Now I know my note is a g key. I can use it in Unreal as the basis for all of my notes by changing their semitones. Now it is time to get the sounds in the project programmed in. The way I did this was to use my parent class of BP_Crystal as my system worked based off of it. I started by creating an audio component inside of the crystal class, this is used to play sound physically as an object in space. I then used my previously created light-switching state machine that changed the light colour based on the material to now also change the sound asset that is attached. This meant that the different colour crystals produced different sounds when the sounds were triggered. So how does it trigger them? As I created the audio component this part was easy, it was a matter of simply telling it to as and when I needed it, in my case I wanted the crystals to produce a sound when they made a wave so that is what I told it to do.

I started using an ITD Panner to give a more realistic feeling to the audio, what an ITD Panner does is it delays the sound between both ears to try to trick your brain into thinking the sound is coming from a specific angle. It is unperceivable consciously for most people it is more of a subconscious difference.

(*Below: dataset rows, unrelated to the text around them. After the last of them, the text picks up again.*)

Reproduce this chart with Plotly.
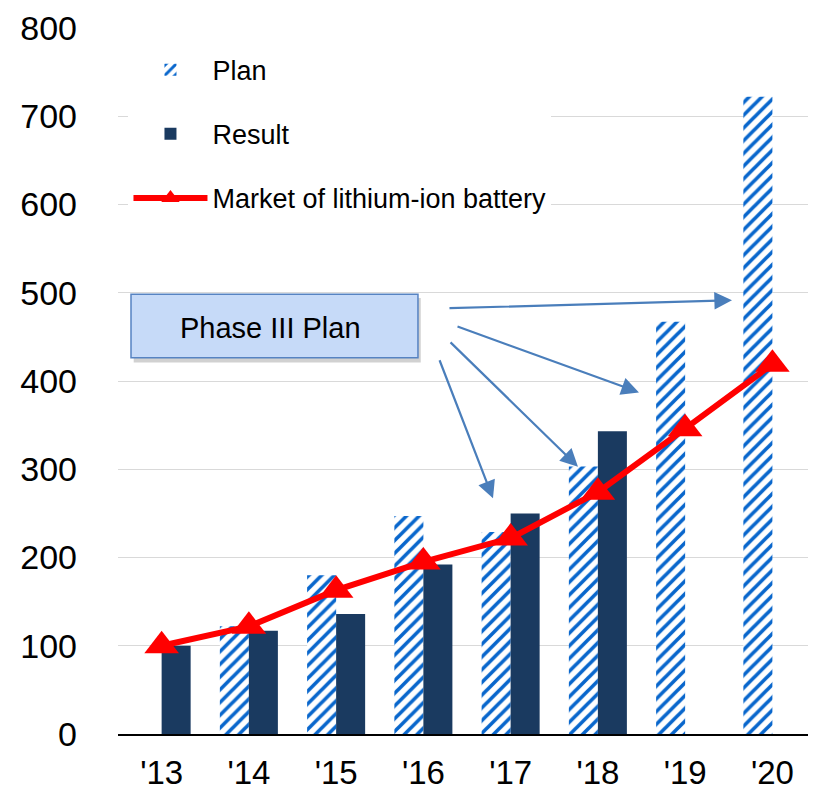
import plotly.graph_objects as go

years = ["'13", "'14", "'15", "'16", "'17", "'18", "'19", "'20"]
plan = [None, 122, 180, 247, 229, 303, 467, 722]
result = [100, 117, 136, 192, 250, 343, None, None]
market = [100, 122, 163, 195, 222, 274, 346, 419]
y_ticks = [0, 100, 200, 300, 400, 500, 600, 700, 800]

FONT = "Liberation Sans, Arial, sans-serif"
ARROW = "#4a7ebb"

fig = go.Figure()
fig.add_trace(go.Bar(
    x=years, y=plan, name="Plan", legendgroup="a",
    marker=dict(color="white", line=dict(width=0),
                pattern=dict(shape="/", fgcolor="#0866cc", bgcolor="white",
                             size=9, solidity=0.4, fillmode="replace")),
))
fig.add_trace(go.Bar(
    x=years, y=result, name="Result", legendgroup="b",
    marker=dict(color="#1a3a60", line=dict(width=0)),
))
fig.add_trace(go.Scatter(
    x=years, y=market, name="Market of lithium-ion battery", legendgroup="c",
    mode="lines+markers",
    line=dict(color="#ff0000", width=6),
    marker=dict(symbol="triangle-up", size=30, color="#ff0000"),
))

# Phase III Plan box (shadow + box)
fig.add_shape(type="rect", xref="x", yref="y", x0=-0.32, x1=2.97, y0=421, y1=494,
              fillcolor="rgba(0,0,0,0.18)", line=dict(width=0), layer="above")
fig.add_shape(type="rect", xref="x", yref="y", x0=-0.351, x1=2.938, y0=426.4, y1=498.2,
              fillcolor="#c6daf8", line=dict(color="#5683c2", width=1.5), layer="above")
fig.add_annotation(x=1.25, y=460, xref="x", yref="y", text="Phase III Plan",
                   showarrow=False, font=dict(family=FONT, size=29, color="black"))

arrows = [
    ((3.282, 482.5), (6.537, 491.4)),
    ((3.374, 462.3), (5.471, 387.1)),
    ((3.294, 445.4), (4.772, 302.9)),
    ((3.179, 425.2), (3.798, 267.0)),
]
for (tx, ty), (hx, hy) in arrows:
    fig.add_annotation(x=hx, y=hy, ax=tx, ay=ty, xref="x", yref="y",
                       axref="x", ayref="y", text="", showarrow=True,
                       arrowhead=2, arrowsize=1.6, arrowwidth=2.2,
                       arrowcolor=ARROW, standoff=0)

fig.update_layout(
    width=808, height=783,
    margin=dict(l=110, r=0, t=20, b=50),
    paper_bgcolor="white", plot_bgcolor="white",
    barmode="group", bargap=0.335, bargroupgap=0,
    font=dict(family=FONT, color="black"),
    showlegend=True,
    legend=dict(x=0.015, y=0.975, xanchor="left", yanchor="top",
                bgcolor="white", font=dict(family=FONT, size=27, color="black"),
                traceorder="grouped", tracegroupgap=26, itemwidth=74),
    xaxis=dict(type="category", range=[-0.5, 7.5], showgrid=False,
               showline=True, linecolor="black", linewidth=1.5,
               tickfont=dict(family=FONT, size=33, color="black"),
               ticks="", ticklabelstandoff=9, zeroline=False),
    yaxis=dict(range=[0, 800], tickvals=y_ticks, showgrid=True,
               gridcolor="#d9d9d9", gridwidth=1, showline=False, zeroline=False,
               tickfont=dict(family=FONT, size=34, color="black"),
               ticks="", ticklabelstandoff=40),
)

fig.write_html("out.html")
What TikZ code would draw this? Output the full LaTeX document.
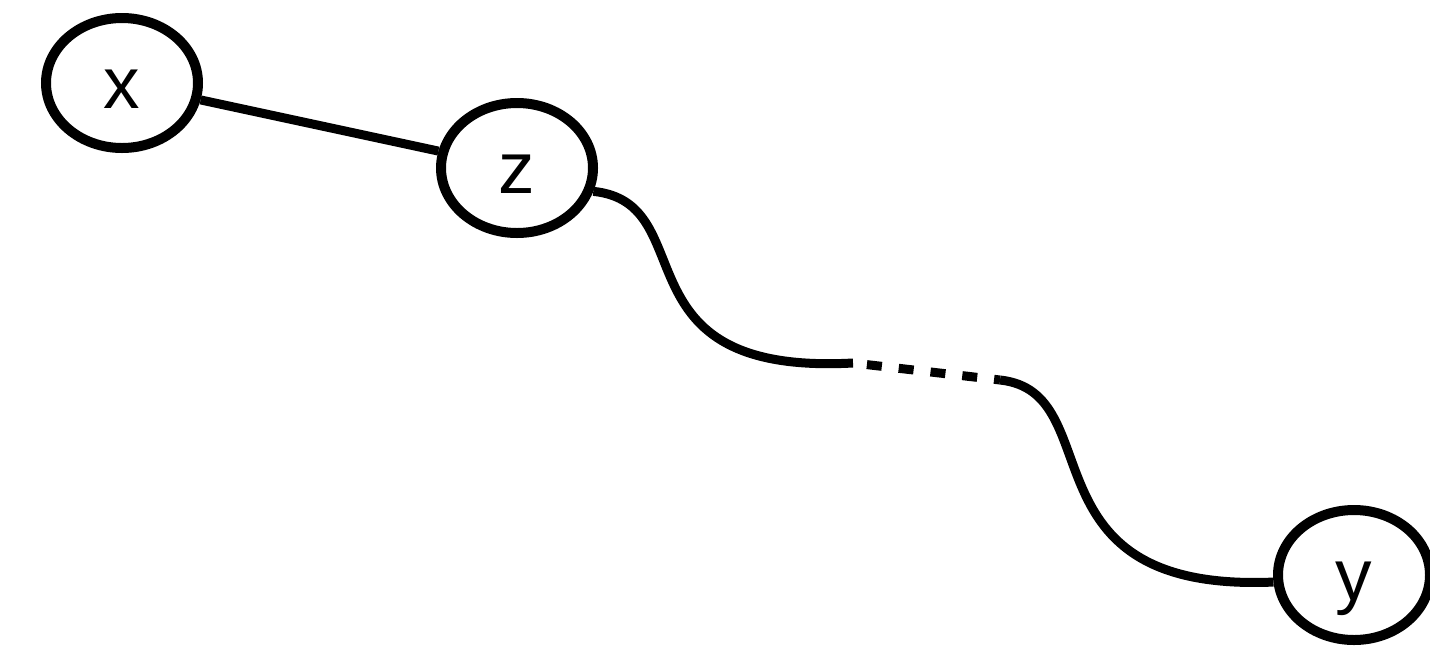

Randomising footsteps was another mechanic I wanted to implement into the project to add more immersion and since sound is the guiding factor of the game it is incredibly important. To do this I sourced some Creative Commons Zero sound effects online created an array of the footstep sounds and used a random get to get a random sound from the array. To make it even more random I added some pitch variation to make it sound different every time it is played. The only thing left to do is to simply place the sound as an Anim Notify on an animation and it will play for every footstep. Of course, I made the walking steps quieter than the running ones too.I also went on to add a sound for the door at the end of the level as a way to give the player confirmation that they finished. I am happy with the result of the sounds in the end though I would like to add more ambient sound in the future.